The neighbor wrapped his arms around Janice. “He just starting squeezing me and he said, ‘They shot both of them.’ I fell to the ground,” she said.

Hearing this for the first time 11 years later, Michael looked anguished. “We didn’t know [the kid with the gun] was going to do that.”

Michael, too, has felt the pain of street violence.

On April 11, 2012, his brother was shot and killed when he walked out of a Southwest Philadelphia convenience store and into a gun battle. Markel Wright was only 22. 

Like so many other homicides, this one received scant media attention, even though some early reports noted Markel was unarmed and was most likely an innocent bystander. The “undeserving victim” angle is one that usually garners news coverage. Markel’s death did not, possibly because he was killed in a neighborhood where violence is unfortunately common. 

Yet like any death, his devastated those who knew and loved him. Buseman of the Mural Arts Program saw the impact on Michael. 

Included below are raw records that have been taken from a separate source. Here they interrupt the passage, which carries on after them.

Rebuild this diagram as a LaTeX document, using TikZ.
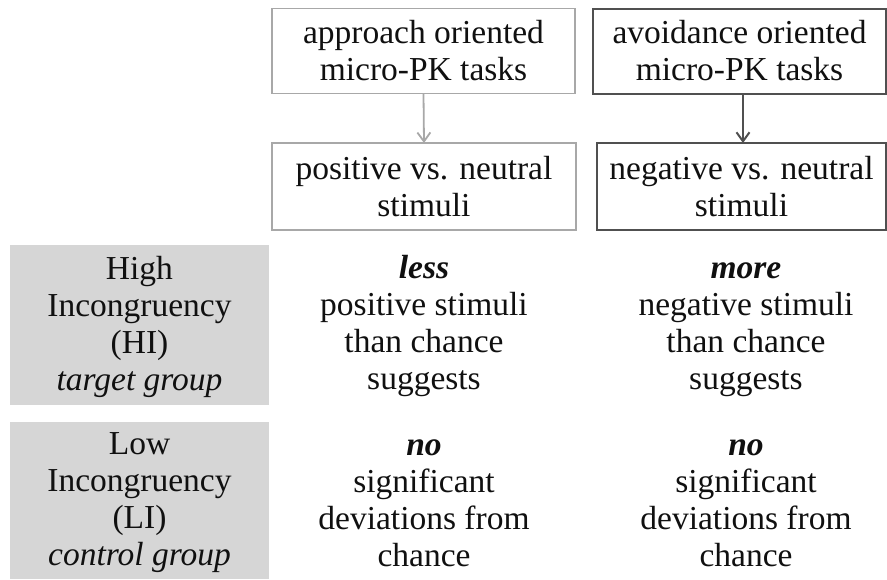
\documentclass[tikz,border=0pt]{standalone}
\usepackage{fontspec}
\setmainfont{Liberation Serif}
\usetikzlibrary{arrows.meta}
\definecolor{lightedge}{HTML}{A8A8A8}
\definecolor{darkedge}{HTML}{505050}
\definecolor{grayfill}{HTML}{D6D6D6}
\definecolor{txt}{HTML}{101010}
\newcommand{\ts}{\rule{0pt}{27pt}}
\newcommand{\bs}{\rule[-5pt]{0pt}{5pt}}
\tikzset{
  every node/.style={inner sep=0pt, outer sep=0pt, text=txt,
    font=\fontsize{33.5}{37}\selectfont, align=center},
  lightbox/.style={draw=lightedge, line width=1.8pt},
  darkbox/.style={draw=darkedge, line width=2pt},
  graybox/.style={fill=grayfill},
  lightarrow/.style={draw=lightedge, line width=1.8pt, -{Straight Barb[length=9pt,width=13pt,line width=1.8pt]}},
  darkarrow/.style={draw=darkedge, line width=2pt, -{Straight Barb[length=9pt,width=13pt,line width=2pt]}},
}
\begin{document}
\begin{tikzpicture}[x=1pt,y=-1pt]
\useasboundingbox (0,0) rectangle (887,579);
% top boxes
\node[lightbox, minimum width=303pt, minimum height=85pt] (appr) at (423.5,51) {\ts approach oriented\\micro-PK tasks\bs};
\node[darkbox, minimum width=293pt, minimum height=85pt] (avoid) at (739.5,51) {\ts avoidance oriented\\micro-PK tasks\bs};
\node[lightbox, minimum width=304pt, minimum height=87pt] (pos) at (424,186.5) {\ts positive vs. neutral\\stimuli\bs};
\node[darkbox, minimum width=289pt, minimum height=87pt] (neg) at (741.5,186.5) {\ts negative vs. neutral\\stimuli\bs};
\draw[lightarrow] (appr.south) -- (pos.north);
\draw[darkarrow] (avoid.south -| 743,0) -- (neg.north -| 743,0);
% row labels
\node[graybox, minimum width=259pt, minimum height=160pt] (hi) at (139.5,325) {\ts High\\Incongruency\\(HI)\\\textit{target group}\bs};
\node[graybox, minimum width=259pt, minimum height=157pt] (li) at (139.5,500.5) {\ts Low\\Incongruency\\(LI)\\\textit{control group}\bs};
% cells
\node (c11) at (424,324.5) {\ts\textbf{\textit{less}}\\positive stimuli\\than chance\\suggests\bs};
\node (c12) at (746,324.5) {\ts\textbf{\textit{more}}\\negative stimuli\\than chance\\suggests\bs};
\node (c21) at (424,499.5) {\ts\textbf{\textit{no}}\\significant\\deviations from\\chance\bs};
\node (c22) at (746,499.5) {\ts\textbf{\textit{no}}\\significant\\deviations from\\chance\bs};
\end{tikzpicture}
\end{document}
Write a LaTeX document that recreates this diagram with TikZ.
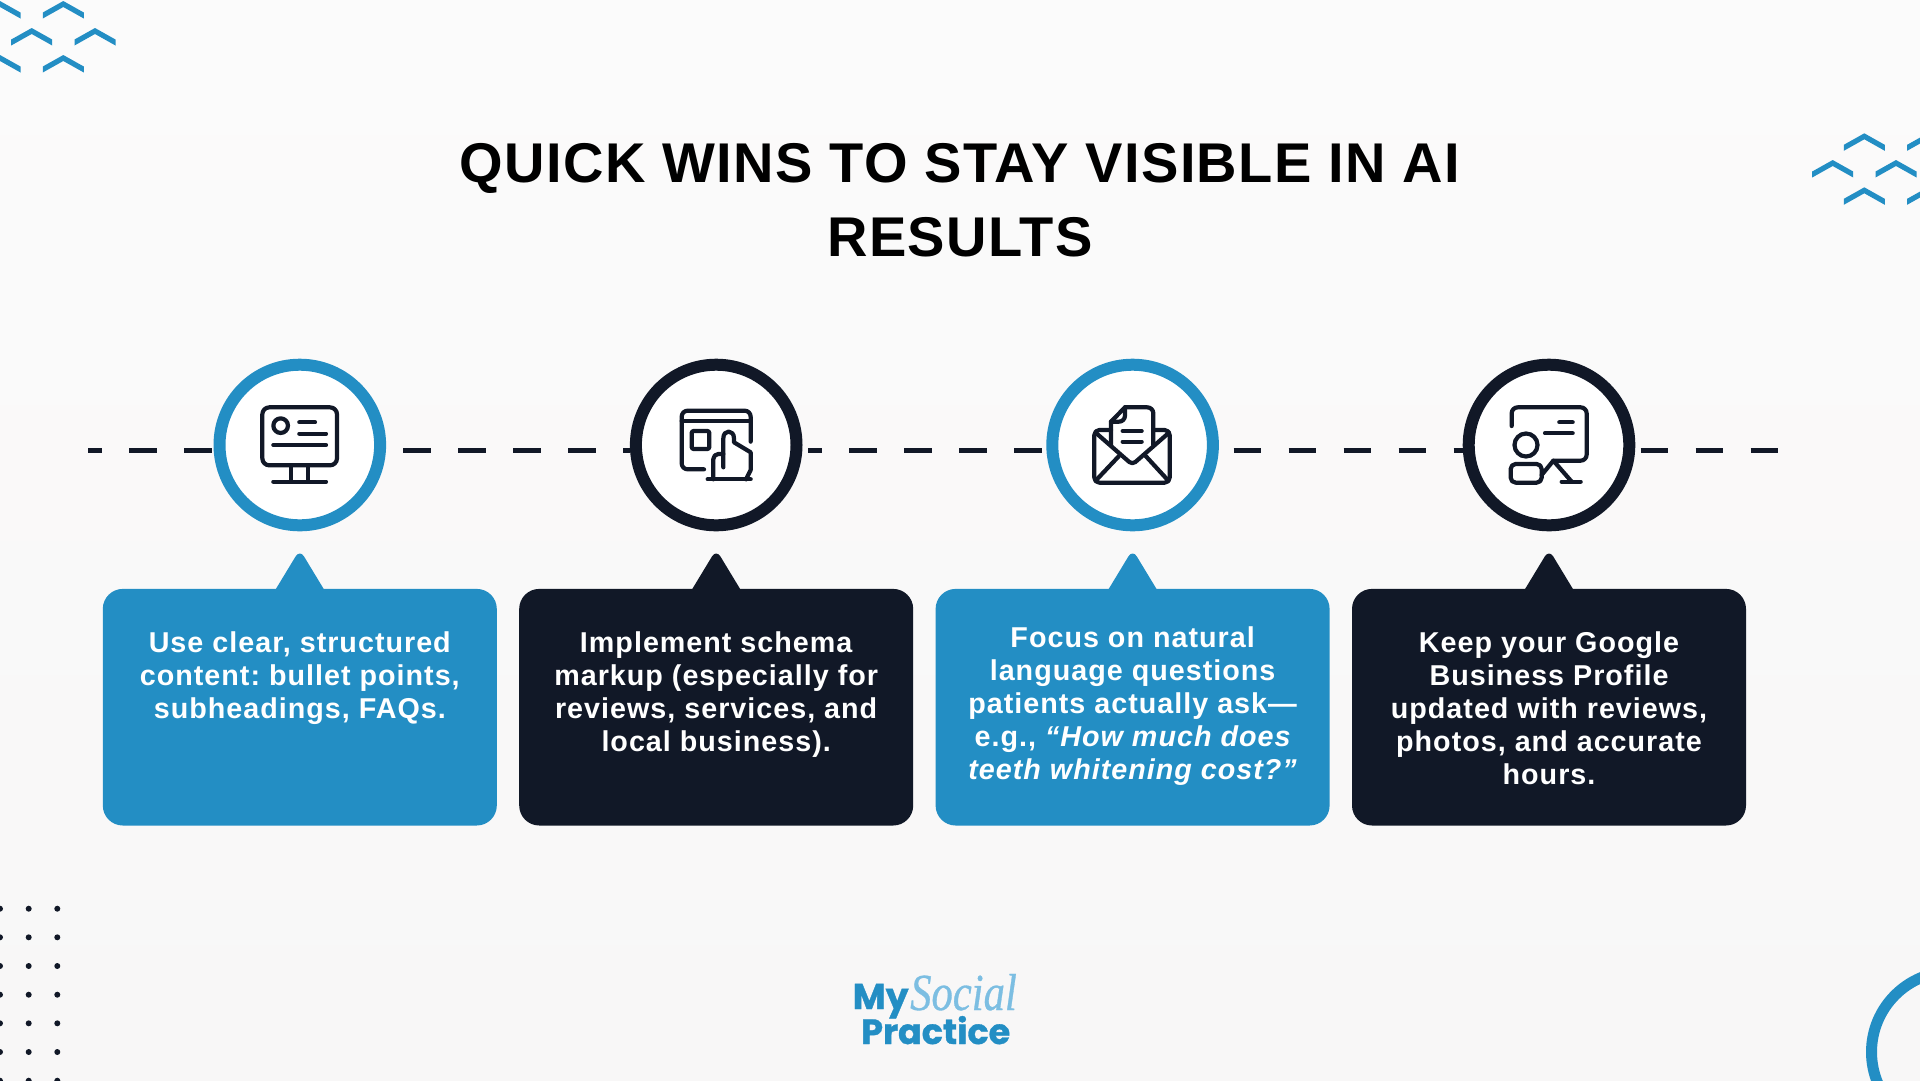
\documentclass[tikz,border=0pt]{standalone}
\usepackage{fontspec}
\setmainfont{Liberation Sans}
\newfontfamily\titlefnt[LetterSpace=2.4]{Liberation Sans}
\newfontfamily\bodyfnt[LetterSpace=3.5]{Liberation Sans}
\newfontfamily\logofnt[BoldFeatures={FakeBold=1}]{Poppins}
\newfontfamily\scriptfnt[FakeStretch=0.82,ItalicFeatures={FakeBold=0.6}]{Liberation Serif}
\definecolor{brandblue}{HTML}{238EC4}
\definecolor{navy}{HTML}{111827}
\definecolor{lightblue}{HTML}{7CBEE2}
\definecolor{bgtop}{HTML}{FBFBFB}
\definecolor{bgbottom}{HTML}{F8F7F7}
\tikzset{
  ring/.style={circle,draw=#1,fill=white,line width=12pt,minimum size=160.6pt,inner sep=0pt},
  card/.style={rectangle,fill=#1,rounded corners=20pt,minimum width=394pt,minimum height=236.6pt,inner sep=0pt},
  cardtext/.style={text=white,align=center,inner sep=0pt,font=\frenchspacing\bodyfnt\bfseries\fontsize{28.7}{33}\selectfont},
  timeline/.style={draw=navy,line width=5pt,dash pattern=on 27.5pt off 27.5pt},
  icon/.style={draw=navy,line width=4.2pt,line cap=round,line join=round},
  chev/.style={fill=brandblue},
  speck/.style={fill=navy}
}
\newcommand{\chevron}[2]{\fill[chev] (#1,#2) -- ++(20.5,11.5) -- ++(0,6) -- ++(-20.5,-11.5) -- ++(-20.5,11.5) -- ++(0,-6) -- cycle;}
\newcommand{\pointer}[2]{\fill[#2,rounded corners=8pt] (#1-30.6,600) -- (#1,549.5) -- (#1+30.6,600) [sharp corners] -- cycle;}
\begin{document}
\begin{tikzpicture}[x=1pt,y=-1pt]
\useasboundingbox (0,0) rectangle (1920,1080);
\clip (0,0) rectangle (1920,1080);
\shade[top color=bgtop,bottom color=bgbottom] (0,0) rectangle (1920,1080);

% decorations
\foreach \cx/\cy in {0/1,63.3/1,31.7/28,95/28,0/55,63.3/55,1864.3/133.3,1927.6/133.3,1832.7/160,1896/160,1864.3/187.3,1927.6/187.3}{\chevron{\cx}{\cy}}
\foreach \dx in {0,28.7,57.3}{\foreach \dy in {908.7,937.3,966,994.7,1023.3,1052,1080.7}{\fill[speck] (\dx,\dy) circle (3pt);}}
\draw[brandblue,line width=11pt] (1952,1052) circle (80.5pt);

% title
\node[font=\titlefnt\bfseries\fontsize{56}{74.5}\selectfont,align=center,inner sep=0pt,text=black] (title) at (960,200) {QUICK WINS TO STAY VISIBLE IN AI\\RESULTS};

% rings
\node[ring=brandblue] (n1) at (299.8,445) {};
\node[ring=navy] (n2) at (716.2,445) {};
\node[ring=brandblue] (n3) at (1132.6,445) {};
\node[ring=navy] (n4) at (1549,445) {};

% timeline
\coordinate (d1) at (88,450);
\coordinate (d2) at (403,450);
\coordinate (d3) at (808,450);
\coordinate (d4) at (1233.5,450);
\coordinate (d5) at (1640.6,450);
\coordinate (d6) at (1778,450);
\draw[timeline,dash phase=14pt] (d1) -- (d1 -| n1.west);
\draw[timeline] (d2) -- (d2 -| n2.west);
\draw[timeline,dash phase=14pt] (d3) -- (d3 -| n3.west);
\draw[timeline] (d4) -- (d4 -| n4.west);
\draw[timeline] (d5) -- (d6);

% cards
\pointer{299.8}{brandblue}
\pointer{716.2}{navy}
\pointer{1132.6}{brandblue}
\pointer{1549}{navy}
\node[card=brandblue] (c1) at (299.8,707.2) {};
\node[card=navy] (c2) at (716.2,707.2) {};
\node[card=brandblue] (c3) at (1132.6,707.2) {};
\node[card=navy] (c4) at (1549,707.2) {};

\node[cardtext] (t1) at (299.8,678) {Use clear, structured\\content: bullet points,\\subheadings, FAQs.};
\node[cardtext] (t2) at (716.2,694.5) {Implement schema\\markup (especially for\\reviews, services, and\\local business).};
\node[cardtext] (t3) at (1132.6,706) {Focus on natural\\language questions\\patients actually ask—\\e.g., \itshape “How much does\\\itshape teeth whitening cost?”};
\node[cardtext] (t4) at (1549,708.3) {Keep your Google\\Business Profile\\updated with reviews,\\photos, and accurate\\hours.};

% icon 1: monitor
\begin{scope}[shift={(240,380)},x=0.3333pt,y=-0.3333pt]
\draw[icon,rounded corners=7pt] (67,82) rectangle (291,256);
\draw[icon] (122,137) circle (7.3pt);
\draw[icon] (178,127) -- (225,127);
\draw[icon] (178,161) -- (258,161);
\draw[icon] (100,195) -- (258,195);
\draw[icon] (153,256) -- (153,305);
\draw[icon] (205,256) -- (205,305);
\draw[icon] (100,305) -- (258,305);
\end{scope}

% icon 2: window and hand
\begin{scope}[shift={(660,390)},x=0.3333pt,y=-0.3333pt]
\draw[icon,rounded corners=6pt] (132,238) -- (65,238) -- (65,62) -- (272,62) -- (272,155);
\draw[icon] (65,93) -- (272,93);
\draw[icon,rounded corners=2pt] (95,123) rectangle (148,177);
\draw[icon,rounded corners=5pt] (160,268) -- (160,192) -- (190,192);
\draw[icon] (190,232) -- (190,145) .. controls (190,118) and (222,118) .. (222,145) -- (222,157) -- (272,187) -- (272,240) -- (258,268);
\draw[icon] (143,268) -- (272,268);
\end{scope}

% icon 3: envelope
\begin{scope}[shift={(1075,390)},x=0.3333pt,y=-0.3333pt]
\draw[icon,rounded corners=5pt] (108,120) -- (58,120) -- (58,278) -- (284,278) -- (284,120) -- (235,120);
\draw[icon,rounded corners=4pt] (62,128) -- (172,224) -- (282,128);
\draw[icon] (62,272) -- (132,198);
\draw[icon] (280,272) -- (212,198);
\draw[icon] (108,165) -- (108,95) -- (150,52);
\draw[icon,rounded corners=6pt] (150,52) -- (235,52) -- (235,165);
\draw[icon,rounded corners=6pt] (150,52) -- (150,95) -- (108,95);
\draw[icon] (143,123) -- (200,123);
\draw[icon] (143,155) -- (200,155);
\end{scope}

% icon 4: presenter
\begin{scope}[shift={(1490,390)},x=0.3333pt,y=-0.3333pt]
\draw[icon,rounded corners=6pt] (65,108) -- (65,52) -- (290,52) -- (290,212) -- (190,212);
\draw[icon] (208,97) -- (248,97);
\draw[icon] (165,130) -- (248,130);
\draw[icon] (108,165) circle (11.5pt);
\draw[icon,rounded corners=5pt] (62,222) rectangle (155,278);
\draw[icon] (155,255) -- (190,212) -- (245,275);
\draw[icon] (215,275) -- (272,275);
\end{scope}

% logo
\node[font=\logofnt\bfseries\fontsize{36}{36}\selectfont,text=brandblue,anchor=base west,inner sep=0pt] (my) at (852.5,1009) {My};
\node[font=\scriptfnt\itshape\fontsize{52}{52}\selectfont,text=lightblue,anchor=base west,inner sep=0pt] (social) at (910,1010) {Social};
\node[font=\logofnt\bfseries\fontsize{35}{35}\selectfont,text=brandblue,anchor=base west,inner sep=0pt] (practice) at (861,1044) {Practice};
\end{tikzpicture}
\end{document}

“It was a real setback for him,” Buseman said. “Of course, we gave him time off and he didn’t come to work for a while. But he was pretty close to his little brother, and it still affects him. … His birthday’s hard, the anniversary of the shooting is hard, it’s just been really difficult.” 

Michael does not like talking about his brother and, when asked about him, grows visibly upset. His responses to questions, while still polite, become more curt. 

“He got shot one time and that was it. I’ve seen people get shot nine times or five times and they still survive. He got shot one time,” Michael said. 

In December 2012, 35-year-old Leon Owens was arrested in connection with Markel’s slaying. His trial is scheduled to start June 2. Michael brushes off questions about his feelings toward Owens and anyone else who might be implicated in the case. Kevin, he said, was strong and was able to forgive. Michael doesn’t know if he can do the same.

“I stay away from it,” he said. “I don’t let myself get into situations. I stay away, be with my kids all the time.”

Michael told Janice about his brother’s murder during an earlier phone conversation. That day on the porch, after both had suffered through a retelling of the night of Kevin’s shooting, Janice brought up Markel’s death. She asked Michael if he could forgive the person who had killed his brother.

Michael seemed unable to speak for a moment. “The thing is, I never understood how (Kevin) did it. It takes a strong. … I don’t know. I don’t know.”

He paused, then finished: “I can. I can. If Kevin forgave me and you forgave me, come on …”

“That’s what I wanted to hear,” Janice said. “That’s good. That’s good.”

After a few hours, Michael said he had to go. Work, he said. Kids to pick up. He was smiling when he opened his arms to her. She came in for an embrace. Again, the hug lasted a beat longer than expected. 

As Michael drove away, Dana told his wife that she was beautiful. Simply amazing. 

After leaving Janice, Michael said he was “probably glowing that whole day. Just hearing it from her mouth that it was OK now, and then she sent me a real nice text.”

But some pain and guilt lingered. “ I still feel kinda messed up,” he said. He reflected on looking at the memorial to Kevin in Janice’s living room, “I didn’t know to be happy or sad. It looked good and it was good to see him. But he wasn’t there.”

Michael and Janice have kept in touch since that face-to-face meeting earlier this month via texts and emails. Janice said Michael is always welcome at her home. He mentioned not having a computer at his apartment. She has two, she said, and he could come over and use one whenever he wanted. 

She’d also like to bring Michael closer, into her family, but she knows that could pose some challenges.

“I would love to have Michael come to a cookout and bring his kids and bring his girl. I would love that,” she said. “But some people don’t understand and we’d have to make sure the people we know and love — like my other son — are OK with it.”

Forgiveness is hard, she said. She isn’t sure Michael was truthful when he said he could absolve his brother’s killer. But she hopes he does, since she knows it helps with the healing.

“I didn’t see it in his face,” she said. “But it’s OK. Make sure you say that it’s OK. Not everybody can do what I did, not everyone can have the heart to forgive.